The Omega Tech items themselves were very fun for me to design. I started by taking all of the Gamma World Omega Tech cards and sorting through which items seemed particularly appropriate to a modern era and set those aside. I then flipped though my d20 Modern and looked for particularly iconic or useful items that I wanted to include, and thought long and hard as to how those items should be used in the game. For example, detcord is used outside of combat, with little distractions, and used to break through sealed doors and the like. That informed how the 4E Modern Omega Tech version would play out. Next, I assembled a listing of iconic magic items from D&D that I wanted to be represented in Modern. I assigned a Cost based on the item’s original Salvage value, shoehorned new items to fit, and adjusted based on some particulars of the system, such as the ability to fly being amazingly useful for Chase Scenes.
Used Car Lot
|image from www.wizards.com|
Omega Tech comes in four different categories: Spec Op, Occult, Psi, and mundane vehicles. This category split in Omega Tech mirrors that of Talents and makes it very easy to add or restrict what FX elements you want in your campaign. It is very easy to run a modern campaign devoid of magic, if you want to have things more "realistic", by simply removing items and effects with the occult and psi keywords. This split feels very natural to me, as it also mirrors the basic campaign types setup in the original d20 Modern – basic Department 7, Shadow Chaser / Urban Arcana, Agents of Psi. The flexibility and modularity of this system feels so natural. With a simple talent and/or Omega Tech choice I can mix and match my characters military training and magical aptitude. There’s no fumbling around to match the right ability scores, to get the right class or the right feats. Pick up your wand of fireballs and let’s go!

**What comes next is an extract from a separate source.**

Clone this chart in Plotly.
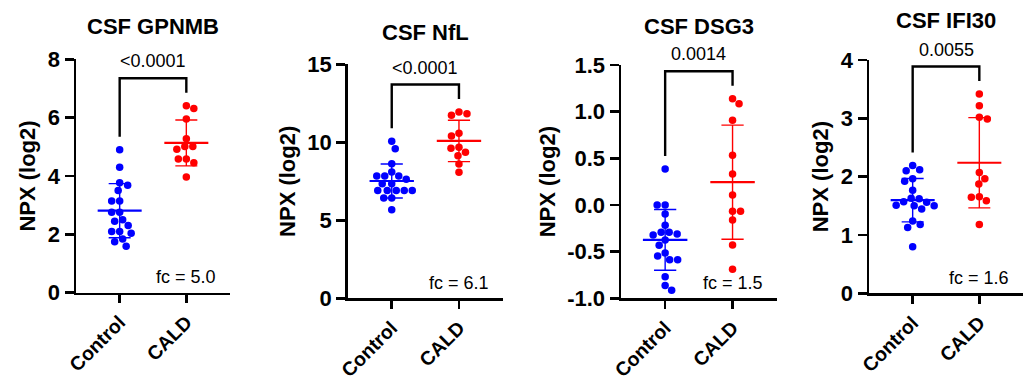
import numpy as np
import plotly.graph_objects as go

W, H = 1028, 380
FONT = "Liberation Sans, Arial, sans-serif"

# ---------------- data ----------------
categories = ["Control", "CALD"]
titles = ["CSF GPNMB", "CSF NfL", "CSF DSG3", "CSF IFI30"]
p_values = ["<0.0001", "<0.0001", "0.0014", "0.0055"]
fold_changes = ["5.0", "6.1", "1.5", "1.6"]

gpnmb_control = [4.90, 4.30, 3.77, 3.68, 3.50, 3.14, 3.14, 2.76, 2.76, 2.50,
                 2.45, 2.30, 2.10, 2.10, 2.04, 1.84, 1.75, 1.59]
gpnmb_cald = [6.41, 6.31, 5.95, 5.28, 5.01, 4.92, 5.01, 4.58, 4.58, 4.45, 3.97]

nfl_control = [10.06, 9.59, 8.63, 8.10, 7.84, 7.84, 7.84, 7.63, 7.35, 7.35,
               6.91, 6.91, 6.91, 6.91, 6.91, 6.43, 6.43, 5.68]
nfl_cald = [11.94, 11.73, 11.83, 10.40, 10.58, 9.36, 9.62, 9.68, 9.14, 8.61, 8.08]

dsg3_control = [0.386, 0.00, 0.00, -0.096, -0.218, -0.311, -0.321, -0.293, -0.293,
                -0.375, -0.432, -0.514, -0.546, -0.586, -0.586, -0.768, -0.864, -0.914]
dsg3_cald = [1.085, 1.139, 0.907, 0.532, 0.332, 0.107, -0.068, -0.068, -0.161,
             -0.429, -0.689]

ifi30_control = [2.19, 2.12, 2.10, 1.965, 1.92, 1.765, 1.57, 1.63, 1.62, 1.56,
                 1.50, 1.445, 1.50, 1.51, 1.24, 1.18, 1.13, 0.80]
ifi30_cald = [3.417, 3.216, 2.99, 3.02, 2.07, 1.965, 1.874, 1.656, 1.646, 1.588, 1.18]

panels_control = [gpnmb_control, nfl_control, dsg3_control, ifi30_control]
panels_cald = [gpnmb_cald, nfl_cald, dsg3_cald, ifi30_cald]

# axis settings
y_ranges = [(0, 8), (0, 15), (-1.0, 1.5), (0, 4)]
y_dticks = [2, 5, 0.5, 1]
y_decimals = [0, 0, 1, 0]

# ---------------- layout geometry (pixels) ----------------
boxes = [(76, 230, 59.3, 292.7), (347.7, 503, 64.3, 298.3),
         (621, 776.7, 65, 298.3), (869, 1023, 60, 293.3)]
title_y_px = [26.7, 32.3, 26.7, 20.7]
X_RANGE = (-0.655, 1.655)
COLORS = ["#0000FF", "#FF0000"]
DOT = 7.5
MEAN_HALF = 0.33
CAP_HALF = 0.165


def swarm(values, ppy, D=8.0, step=0.5, lim=40):
    vals = np.asarray(values, float)
    order = np.argsort(-vals, kind="stable")
    cands = np.arange(-lim, lim + step / 2, step)
    cands = sorted(cands, key=lambda c: (abs(c), c))
    placed = []
    offs = np.zeros(len(vals))
    for k, i in enumerate(order):
        y = vals[i] * ppy
        pref = cands if k % 2 == 0 else sorted(cands, key=lambda c: (abs(c), -c))
        chosen = 0.0
        for c in pref:
            if all((c - px) ** 2 + (y - py) ** 2 >= D * D for px, py in placed):
                chosen = c
                break
        placed.append((chosen, y))
        offs[i] = chosen
    return offs


fig = go.Figure()
annotations = []
layout = {}

for p in range(4):
    n = p + 1
    xs = "x" if n == 1 else f"x{n}"
    ys = "y" if n == 1 else f"y{n}"
    x0, x1, yt, yb = boxes[p]
    r0, r1 = y_ranges[p]
    ppy = (yb - yt) / (r1 - r0)
    ppx = (x1 - x0) / (X_RANGE[1] - X_RANGE[0])

    groups = [panels_control[p], panels_cald[p]]
    for g, vals in enumerate(groups):
        vals = np.asarray(vals, float)
        offs = swarm(vals, ppy)
        m = float(np.mean(vals))
        sd = float(np.std(vals, ddof=1))
        col = COLORS[g]
        # SD error bar
        fig.add_trace(go.Scatter(
            x=[g, g, None, g - CAP_HALF, g + CAP_HALF, None, g - CAP_HALF, g + CAP_HALF],
            y=[m - sd, m + sd, None, m + sd, m + sd, None, m - sd, m - sd],
            mode="lines", line=dict(color=col, width=1.4),
            xaxis=xs, yaxis=ys, showlegend=False, hoverinfo="skip"))
        # points
        fig.add_trace(go.Scatter(
            x=g + offs / ppx, y=vals, mode="markers",
            marker=dict(color=col, size=DOT, line=dict(width=0)),
            xaxis=xs, yaxis=ys, showlegend=False, cliponaxis=False))
        # mean line
        fig.add_trace(go.Scatter(
            x=[g - MEAN_HALF, g + MEAN_HALF], y=[m, m], mode="lines",
            line=dict(color=col, width=2.2),
            xaxis=xs, yaxis=ys, showlegend=False, hoverinfo="skip"))

    # significance bracket
    mc = max(groups[0])
    mk = max(groups[1])
    leg = 13.0 / ppy
    top = max(mc, mk) + (13.0 + 14.5) / ppy
    fig.add_trace(go.Scatter(
        x=[0, 0, 1, 1], y=[mc + leg, top, top, mk + leg], mode="lines",
        line=dict(color="black", width=2.4),
        xaxis=xs, yaxis=ys, showlegend=False, hoverinfo="skip"))
    # p-value label: converted from data position to paper coordinates
    top_px = yb - (top - r0) * ppy
    mid_px = x0 + (0.5 - X_RANGE[0]) * ppx
    annotations.append(dict(
        x=mid_px / W, y=1 - (top_px - 17.0) / H, xref="paper", yref="paper",
        text=p_values[p], showarrow=False, xanchor="center", yanchor="middle",
        font=dict(family=FONT, size=18, color="black")))
    annotations.append(dict(
        x=(x1 - 12) / W, y=1 - (yb - 15.5) / H, xref="paper", yref="paper",
        text=f"fc = {fold_changes[p]}", showarrow=False,
        xanchor="right", yanchor="middle",
        font=dict(family=FONT, size=18, color="black")))
    annotations.append(dict(
        x=(x0 + x1) / 2 / W, y=1 - title_y_px[p] / H, xref="paper", yref="paper",
        text=titles[p], showarrow=False, xanchor="center", yanchor="middle",
        font=dict(family=FONT, size=22, color="black", weight="bold")))

    tv = list(np.round(np.arange(r0, r1 + y_dticks[p] / 2, y_dticks[p]), 6))
    tt = [f"{v:.{y_decimals[p]}f}" for v in tv]

    kx = "xaxis" if n == 1 else f"xaxis{n}"
    ky = "yaxis" if n == 1 else f"yaxis{n}"
    layout[kx] = dict(
        domain=[x0 / W, x1 / W], anchor=ys, range=list(X_RANGE),
        tickmode="array", tickvals=[0, 1], ticktext=categories, tickangle=-45,
        showline=True, linecolor="black", linewidth=2.5, ticks="outside",
        ticklen=8, tickwidth=2.5, tickcolor="black", showgrid=False,
        zeroline=False, fixedrange=True, automargin=False,
        tickfont=dict(family=FONT, size=19.5, color="black", weight="bold"))
    layout[ky] = dict(
        domain=[1 - yb / H, 1 - yt / H], anchor=xs, range=[r0, r1],
        tickmode="array", tickvals=tv, ticktext=tt,
        showline=True, linecolor="black", linewidth=2.5, ticks="outside",
        ticklen=9, tickwidth=2.5, tickcolor="black", showgrid=False,
        zeroline=False, fixedrange=True, automargin=False,
        tickfont=dict(family=FONT, size=22, color="black", weight="bold"),
        title=dict(text="NPX (log2)", standoff=6,
                   font=dict(family=FONT, size=22, color="black", weight="bold")))

fig.update_layout(
    width=W, height=H, margin=dict(l=0, r=0, t=0, b=0),
    paper_bgcolor="white", plot_bgcolor="white",
    annotations=annotations, showlegend=False, **layout)

fig.write_html("out.html",
               config={"displayModeBar": False, "staticPlot": True},
               post_script="document.body.style.margin='0';"
                           "document.body.style.overflow='hidden';")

The category split in Omega Tech also introduces an immersive element into 4E Modern. Omega Tech can only be purchased at a designated location for that item type. Mundane Vehicles can be purchased at a Car Lot, Spec Op items may be purchased at Department 7 headquarters or a appropriate military base, occult Omega Tech may only be purchased through esoteric antiques dealers, and psi items may only be purchased from renegade alien arms-dealers or advanced government research laboratories (for example, Aperture Sciences). this list of locations is not exclusive and should be used judiciously by the Game Master as a means to immerse the players in the campaign world and introduce meaningful obstacles that lead to fun challenges during their adventure.